Purpose: Liquefied natural gas (LNG) is expected to become an important component of the UK’s energy supply because the national hydrocarbon reserves on the continental shelf have started diminishing. However, use of any carbon-based fuel runs counter to mitigation of greenhouse gas emissions (GHGs). Hence, a broad environmental assessment to analyse the import of LNG to the UK is required. Methods: A cradle to gate life cycle assessment has been carried out of a specific but representative case: LNG imported to the UK from Qatar. The analysis covers the supply chain, from gas extraction through to distribution to the end-user, assuming state-of-the-art facilities and ships.

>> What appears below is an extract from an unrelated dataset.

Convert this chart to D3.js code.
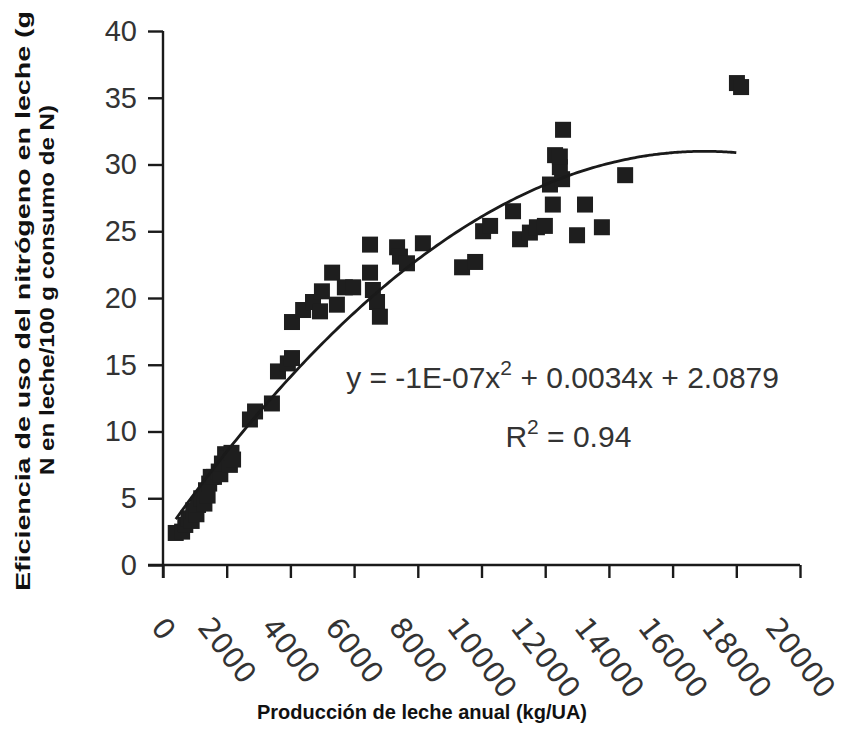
<!DOCTYPE html>
<html>
<head>
<meta charset="utf-8">
<script src="https://cdn.jsdelivr.net/npm/d3@7"></script>
<style>
  body { margin: 0; background: #fff; }
</style>
</head>
<body>
<div id="chart"></div>
<script>
const WIDTH = 844;
const HEIGHT = 748;

// producción de leche anual (kg/UA)
const milkYield = [
  400, 600, 700, 800, 900, 950, 1050, 1100, 1200, 1300, 1350, 1400, 1450, 1500, 1600,
  1750, 1800, 1850, 1950, 2000, 2100, 2150, 2200,
  2730, 2890, 3420, 3610, 3920, 4050, 4050, 4400, 4710, 4990, 5310, 4930, 5460, 5710,
  5970, 6500, 6500, 6590, 6720, 6810, 7350, 7440, 7660, 8160,
  9390, 9800, 10050, 10270, 10990, 11210, 11520, 11740, 11990, 12240, 12150, 12530,
  12460, 12310, 12460, 12560, 13250, 13000, 13780, 14510, 18020, 18150
];
// eficiencia de uso del N (g N en leche / 100 g N consumido)
const nEfficiency = [
  2.4, 2.5, 3.0, 3.5, 3.3, 4.1, 3.8, 4.5, 5.0, 4.6, 5.6, 5.2, 6.1, 6.6, 6.6,
  7.0, 6.8, 7.6, 8.3, 8.0, 7.5, 8.4, 7.9,
  10.9, 11.5, 12.1, 14.5, 15.1, 15.5, 18.2, 19.1, 19.7, 20.5, 21.9, 19.0, 19.5, 20.8,
  20.8, 24.0, 21.9, 20.6, 19.7, 18.6, 23.8, 23.1, 22.6, 24.1,
  22.3, 22.7, 25.0, 25.4, 26.5, 24.4, 24.9, 25.3, 25.4, 27.0, 28.5, 28.9,
  29.8, 30.7, 30.6, 32.6, 27.0, 24.7, 25.3, 29.2, 36.1, 35.8
];

const xTicks = [0, 2000, 4000, 6000, 8000, 10000, 12000, 14000, 16000, 18000, 20000];
const yTicks = [0, 5, 10, 15, 20, 25, 30, 35, 40];

// polynomial trend line shown on the chart
const fitCoef = [-1e-7, 0.0034, 2.0879];
const fitLabel = 'y = -1E-07x';
const r2Label = '0.94';

const xLabel = 'Producción de leche anual  (kg/UA)';
const yLabel1 = 'Eficiencia de uso del nitrógeno en leche (g';
const yLabel2 = 'N en leche/100 g consumo de N)';

const margin = { left: 163, top: 31, right: 44, bottom: 183 };
const w = WIDTH - margin.left - margin.right;
const h = HEIGHT - margin.top - margin.bottom;

const x = d3.scaleLinear().domain([0, 20000]).range([0, w]);
const y = d3.scaleLinear().domain([0, 40]).range([h, 0]);

const svg = d3.select('#chart').append('svg')
  .attr('width', WIDTH)
  .attr('height', HEIGHT)
  .style('font-family', '"Liberation Sans", Arial, sans-serif');

const g = svg.append('g')
  .attr('transform', `translate(${margin.left},${margin.top})`);

// points
const pts = milkYield.map((v, i) => ({ x: v, y: nEfficiency[i] }));
const S = 16;
g.append('g').selectAll('rect')
  .data(pts)
  .enter().append('rect')
    .attr('x', d => x(d.x) - S / 2)
    .attr('y', d => y(d.y) - S / 2)
    .attr('width', S)
    .attr('height', S)
    .attr('fill', '#1e1e1e');

// trend line
const xmin = d3.min(milkYield), xmax = d3.max(milkYield);
const fitX = d3.range(xmin, xmax - 100, 100);
const line = d3.line()
  .x(d => x(d))
  .y(d => y(fitCoef[0] * d * d + fitCoef[1] * d + fitCoef[2]))
  .curve(d3.curveBasis);
g.append('path')
  .datum(fitX)
  .attr('d', line)
  .attr('fill', 'none')
  .attr('stroke', '#1a1a1a')
  .attr('stroke-width', 2.8);

// axes
const xAxis = g.append('g')
  .attr('transform', `translate(0,${h})`)
  .call(d3.axisBottom(x).tickValues(xTicks).tickSize(13).tickSizeOuter(0).tickFormat(d3.format('d')));
xAxis.select('.domain').attr('d', `M-15,0H${w}`);

const yAxis = g.append('g')
  .call(d3.axisLeft(y).tickValues(yTicks).tickSize(15).tickSizeOuter(0).tickFormat(d3.format('d')));
yAxis.select('.domain').attr('d', `M0,0V${h + 13}`);

svg.selectAll('.domain, .tick line')
  .attr('stroke', '#1a1a1a')
  .attr('stroke-width', 2.4);

yAxis.selectAll('.tick text')
  .attr('x', -26)
  .attr('font-size', 29)
  .attr('font-family', '"Liberation Sans", Arial, sans-serif')
  .attr('fill', '#333');

const ANG = 52, rad = ANG * Math.PI / 180;
xAxis.selectAll('.tick text')
  .attr('font-size', 29)
  .attr('font-family', '"DejaVu Sans", Verdana, sans-serif')
  .attr('fill', '#333')
  .attr('text-anchor', 'middle')
  .attr('dominant-baseline', 'central')
  .attr('y', 0)
  .attr('dy', null)
  .each(function () {
    const L = this.getComputedTextLength();
    const gh = 21;
    const bh = L * Math.sin(rad) + gh * Math.cos(rad);
    d3.select(this).attr('transform', `translate(0,${50 + bh / 2}) rotate(${ANG})`);
  });

// equation
const eq = g.append('text')
  .attr('x', x(5750))
  .attr('y', 388 - margin.top)
  .attr('font-size', 30)
  .attr('fill', '#333');
eq.append('tspan').text(fitLabel);
eq.append('tspan').attr('dy', -13).attr('font-size', 21).text('2');
eq.append('tspan').attr('dy', 13).text(' + 0.0034x + 2.0879');

const r2 = g.append('text')
  .attr('x', x(10750))
  .attr('y', 447 - margin.top)
  .attr('font-size', 30)
  .attr('fill', '#333');
r2.append('tspan').text('R');
r2.append('tspan').attr('dy', -13).attr('font-size', 21).text('2');
r2.append('tspan').attr('dy', 13).text(' = ' + r2Label);

// axis titles
svg.append('text')
  .attr('x', 422)
  .attr('y', 719)
  .attr('text-anchor', 'middle')
  .attr('font-size', 21)
  .attr('font-weight', 'bold')
  .attr('fill', '#111')
  .attr('textLength', 330)
  .attr('lengthAdjust', 'spacingAndGlyphs')
  .text(xLabel);

svg.append('text')
  .attr('transform', 'translate(30,301) rotate(-90)')
  .attr('text-anchor', 'middle')
  .attr('font-size', 21)
  .attr('font-weight', 'bold')
  .attr('fill', '#111')
  .attr('textLength', 580)
  .attr('lengthAdjust', 'spacingAndGlyphs')
  .text(yLabel1);

svg.append('text')
  .attr('transform', 'translate(54,290) rotate(-90)')
  .attr('text-anchor', 'middle')
  .attr('font-size', 21)
  .attr('font-weight', 'bold')
  .attr('fill', '#111')
  .attr('textLength', 370)
  .attr('lengthAdjust', 'spacingAndGlyphs')
  .text(yLabel2);
</script>
</body>
</html>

A sensitivity analysis was also conducted on key parameters including the energy requirements of the liquefaction and vaporisation processes, fuel for propulsion, shipping distance, tanker volume and composition of raw gas. Results and discussion: All environmental indicators of the CML methodology were analysed. The processes of liquefaction, LNG transport and evaporation determine more than 50% of the cradle to gate global warming potential (GWP). When 1% of the total gas delivered is vented as methane emissions leakage throughout the supply chain, the GWP increases by 15% compared to the GWP of the base scenario. The variation of the GWP increases to 78% compared to the base scenario when 5% of the delivered gas is considered to be lost as vented emissions. For all the scenarios analysed, more than 75% of the total acidification potential (AP) is due to the sweetening of the natural gas before liquefaction. Direct emissions from transport always determine between 25 and 49% of the total eutrophication potential (EP) whereas the operation and maintenance of the sending ports strongly influences the fresh water aquatic ecotoxicity potential (FAETP). Conclusions: The study highlights long-distance transport of LNG and natural gas processing, including sweetening, liquefaction and vaporisation, as the key operations that strongly affect the life cycle impacts. Those cannot be considered negligible when the environmental burdens of the LNG supply chain are considered. Furthermore, the effect of possible fugitive methane emissions along the supply chain are critical for the impact of operations such as extraction, liquefaction, storage before transport, transport itself and evaporation. © 2017 The Author(s)


Tagliaferri C.,University College London | Evangelisti S.,University College London | Clift R.,University of Surrey | Lettieri P.,University College London | And 2 more authors.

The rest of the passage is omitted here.